Loki and the goat made a great deal of noise in their battle before Loki fell into Skadi’s lap, causing her to laugh and fulfilling the conditions for a peaceful end to the otherwise bloody and odd story.
What is Loki’s number?
Loki does not have any strong or unique connections to any particular number. However, the number three shows up frequently in Norse mythology, although not exclusively for Loki. When Loki is bound, he is tied in three places. He had three monstrous children by Angrboda. Three winters come before Ragnarok.
Numerous other uses of three as a symbolic element exist, so it wasn’t used in any way to represent Loki himself.
Suggestions that Loki has a connection to the number 13 and its association with bad luck seem dubious at best. The story of Baldr’s death does not make a major note of the number of guests at the party in the Prose Edda.
Does Loki have a tattoo?
Loki himself is not described as having any particular tattoos within the available recordings of Norse mythology. Modern tattoos of Loki take heavy influence from sources like Marvel and Wagner. Unfortunately, there is no skin art to copy from Loki.
This means that anyone who wants a Loki tattoo will have to consult more modern sources.
What colors does Loki like?
In Norse mythology, the god Loki has no strong association with any specific colors. However, in the Marvel Cinematic Universe, where Loki stands as one of the most well-known villains, his color theme is gold and green. More recent versions have a bit of black and darker tones than the original.

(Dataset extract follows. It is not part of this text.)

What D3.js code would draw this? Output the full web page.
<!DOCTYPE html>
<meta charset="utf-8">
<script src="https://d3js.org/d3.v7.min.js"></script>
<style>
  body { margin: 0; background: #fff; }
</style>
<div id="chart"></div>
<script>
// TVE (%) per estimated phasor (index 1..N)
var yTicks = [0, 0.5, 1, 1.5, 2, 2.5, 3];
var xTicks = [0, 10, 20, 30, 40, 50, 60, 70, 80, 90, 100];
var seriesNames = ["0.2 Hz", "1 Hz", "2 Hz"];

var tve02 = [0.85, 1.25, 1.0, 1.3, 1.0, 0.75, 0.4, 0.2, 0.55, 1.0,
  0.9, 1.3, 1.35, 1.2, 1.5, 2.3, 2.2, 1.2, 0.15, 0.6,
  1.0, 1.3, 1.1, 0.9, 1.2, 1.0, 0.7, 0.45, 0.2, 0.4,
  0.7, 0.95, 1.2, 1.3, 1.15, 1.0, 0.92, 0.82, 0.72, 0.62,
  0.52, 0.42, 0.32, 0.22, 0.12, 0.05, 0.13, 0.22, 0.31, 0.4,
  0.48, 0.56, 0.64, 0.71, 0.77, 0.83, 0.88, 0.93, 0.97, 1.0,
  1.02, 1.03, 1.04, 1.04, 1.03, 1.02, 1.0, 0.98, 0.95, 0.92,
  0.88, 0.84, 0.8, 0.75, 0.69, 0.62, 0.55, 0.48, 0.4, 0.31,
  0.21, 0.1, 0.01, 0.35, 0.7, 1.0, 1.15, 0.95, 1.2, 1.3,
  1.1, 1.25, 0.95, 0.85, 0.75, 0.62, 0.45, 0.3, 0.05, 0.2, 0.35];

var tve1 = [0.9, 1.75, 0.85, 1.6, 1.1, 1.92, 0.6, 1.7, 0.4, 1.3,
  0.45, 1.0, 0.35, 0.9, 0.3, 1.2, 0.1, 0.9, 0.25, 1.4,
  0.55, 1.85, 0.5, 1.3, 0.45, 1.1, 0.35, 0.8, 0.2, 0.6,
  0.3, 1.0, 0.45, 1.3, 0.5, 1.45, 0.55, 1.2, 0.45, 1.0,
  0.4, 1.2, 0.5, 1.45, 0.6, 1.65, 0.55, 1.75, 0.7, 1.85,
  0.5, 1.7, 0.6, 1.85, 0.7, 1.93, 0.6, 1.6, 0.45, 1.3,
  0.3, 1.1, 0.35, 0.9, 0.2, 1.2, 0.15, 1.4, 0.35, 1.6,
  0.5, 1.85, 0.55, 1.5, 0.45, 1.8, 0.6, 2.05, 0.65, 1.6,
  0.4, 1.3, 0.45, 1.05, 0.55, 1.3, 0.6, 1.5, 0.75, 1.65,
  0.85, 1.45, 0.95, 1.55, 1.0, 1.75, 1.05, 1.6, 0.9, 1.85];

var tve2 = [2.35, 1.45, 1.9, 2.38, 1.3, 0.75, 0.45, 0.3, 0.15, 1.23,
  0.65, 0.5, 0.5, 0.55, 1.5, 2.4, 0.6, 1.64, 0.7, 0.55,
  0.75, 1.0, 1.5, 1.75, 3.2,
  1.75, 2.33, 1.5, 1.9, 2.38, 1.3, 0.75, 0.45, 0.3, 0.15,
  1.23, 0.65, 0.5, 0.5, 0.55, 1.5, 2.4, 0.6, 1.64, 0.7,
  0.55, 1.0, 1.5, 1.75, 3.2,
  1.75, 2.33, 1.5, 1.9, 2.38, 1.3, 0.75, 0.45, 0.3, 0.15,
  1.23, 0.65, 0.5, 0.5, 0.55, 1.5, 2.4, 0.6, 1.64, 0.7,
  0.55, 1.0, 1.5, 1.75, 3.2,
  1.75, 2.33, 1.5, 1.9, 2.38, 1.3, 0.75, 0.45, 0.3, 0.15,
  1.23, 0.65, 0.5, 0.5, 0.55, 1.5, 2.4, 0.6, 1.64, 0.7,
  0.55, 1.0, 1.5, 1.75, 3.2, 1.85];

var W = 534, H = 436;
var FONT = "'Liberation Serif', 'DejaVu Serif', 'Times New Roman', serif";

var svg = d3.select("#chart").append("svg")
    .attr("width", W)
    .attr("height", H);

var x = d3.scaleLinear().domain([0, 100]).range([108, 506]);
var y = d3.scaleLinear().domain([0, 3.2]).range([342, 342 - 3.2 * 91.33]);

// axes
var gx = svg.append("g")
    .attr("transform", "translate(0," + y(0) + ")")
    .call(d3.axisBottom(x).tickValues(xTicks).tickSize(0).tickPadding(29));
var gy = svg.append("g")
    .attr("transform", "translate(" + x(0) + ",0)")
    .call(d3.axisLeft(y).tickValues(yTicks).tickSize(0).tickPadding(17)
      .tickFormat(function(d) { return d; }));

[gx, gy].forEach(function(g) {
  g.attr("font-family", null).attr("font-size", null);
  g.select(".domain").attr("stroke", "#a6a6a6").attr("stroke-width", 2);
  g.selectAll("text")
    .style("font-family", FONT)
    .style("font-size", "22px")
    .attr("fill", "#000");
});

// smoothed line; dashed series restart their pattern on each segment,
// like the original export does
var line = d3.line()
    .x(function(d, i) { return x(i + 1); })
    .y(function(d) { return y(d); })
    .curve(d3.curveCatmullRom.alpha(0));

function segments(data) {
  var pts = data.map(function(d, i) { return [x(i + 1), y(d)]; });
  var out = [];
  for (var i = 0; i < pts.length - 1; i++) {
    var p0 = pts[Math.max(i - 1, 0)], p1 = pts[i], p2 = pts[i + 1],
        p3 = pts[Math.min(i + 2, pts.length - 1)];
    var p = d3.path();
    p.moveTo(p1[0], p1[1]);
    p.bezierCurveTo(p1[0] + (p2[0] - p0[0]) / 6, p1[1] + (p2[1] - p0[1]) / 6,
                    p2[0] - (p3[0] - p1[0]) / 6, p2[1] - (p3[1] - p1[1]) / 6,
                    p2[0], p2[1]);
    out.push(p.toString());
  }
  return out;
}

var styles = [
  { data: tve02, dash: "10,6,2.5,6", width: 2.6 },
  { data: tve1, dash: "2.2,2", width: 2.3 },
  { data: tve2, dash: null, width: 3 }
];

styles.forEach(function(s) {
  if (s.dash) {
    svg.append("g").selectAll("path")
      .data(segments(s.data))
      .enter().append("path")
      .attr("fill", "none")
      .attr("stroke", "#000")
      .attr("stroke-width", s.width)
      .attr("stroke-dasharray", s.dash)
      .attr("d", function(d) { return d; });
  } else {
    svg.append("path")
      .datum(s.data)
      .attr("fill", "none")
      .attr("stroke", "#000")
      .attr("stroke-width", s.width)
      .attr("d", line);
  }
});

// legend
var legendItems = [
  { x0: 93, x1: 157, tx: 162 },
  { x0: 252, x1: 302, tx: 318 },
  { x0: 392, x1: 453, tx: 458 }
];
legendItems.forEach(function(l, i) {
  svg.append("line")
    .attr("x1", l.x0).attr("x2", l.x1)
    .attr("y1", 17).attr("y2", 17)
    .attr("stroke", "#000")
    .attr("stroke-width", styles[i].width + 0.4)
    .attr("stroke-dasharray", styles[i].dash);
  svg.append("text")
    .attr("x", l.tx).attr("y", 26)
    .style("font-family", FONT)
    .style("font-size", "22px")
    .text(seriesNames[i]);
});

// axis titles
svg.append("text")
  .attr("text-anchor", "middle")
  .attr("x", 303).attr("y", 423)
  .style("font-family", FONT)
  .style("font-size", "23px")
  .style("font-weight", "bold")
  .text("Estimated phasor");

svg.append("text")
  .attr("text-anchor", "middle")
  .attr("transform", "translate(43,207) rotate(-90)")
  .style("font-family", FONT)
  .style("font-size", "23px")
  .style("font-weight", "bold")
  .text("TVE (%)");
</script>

This lack of color association holds true for the other divinities. Heimdall is described as the “whitest of gods” in one translation of Thrymskvitha, but it’s more in the vein of him being a shining and radiant figure than all of his outfits being white.
While a matter of opinion, this color scheme seems a fitting combination for his mix of royalty and trickery.
What does Loki’s helmet symbolize?
In Norse mythology, Loki is not known for having a helmet at all, much less a particular style of helmet. His dress and appearance is typically described as conventionally attractive. The famous helmet of Marvel’s Loki is a character design choice that has since received a minimal amount of lore attention to explain why he wears it.
The horns are supposedly a symbol for Loki’s skill as a sorcerer. In truth, the design choice likely stems from both the usage of horned helmets in the operas of Wagner and as an allusion to his closest Christian counterpart, the Devil. Early versions of Loki in the comics were more demon-like, and the revision in the ’60s brought out the golden horns.
(It’s also worth noting that horned helmets have become a popular way to show someone is a Viking even though, when it comes to what Vikings looked like, they never actually wore these helmets in reality.)
When interviewed by MTV, Tom Hiddleston expressed that the iconography is obviously satanic. Odin also has horns on his helmet, as does Heimdall – though his are less animalistic.
Wagner’s helmets also gave inspiration to Thor’s winged helmet and other Viking depictions, lending further support to a mix of reasons behind the helmet’s design choice.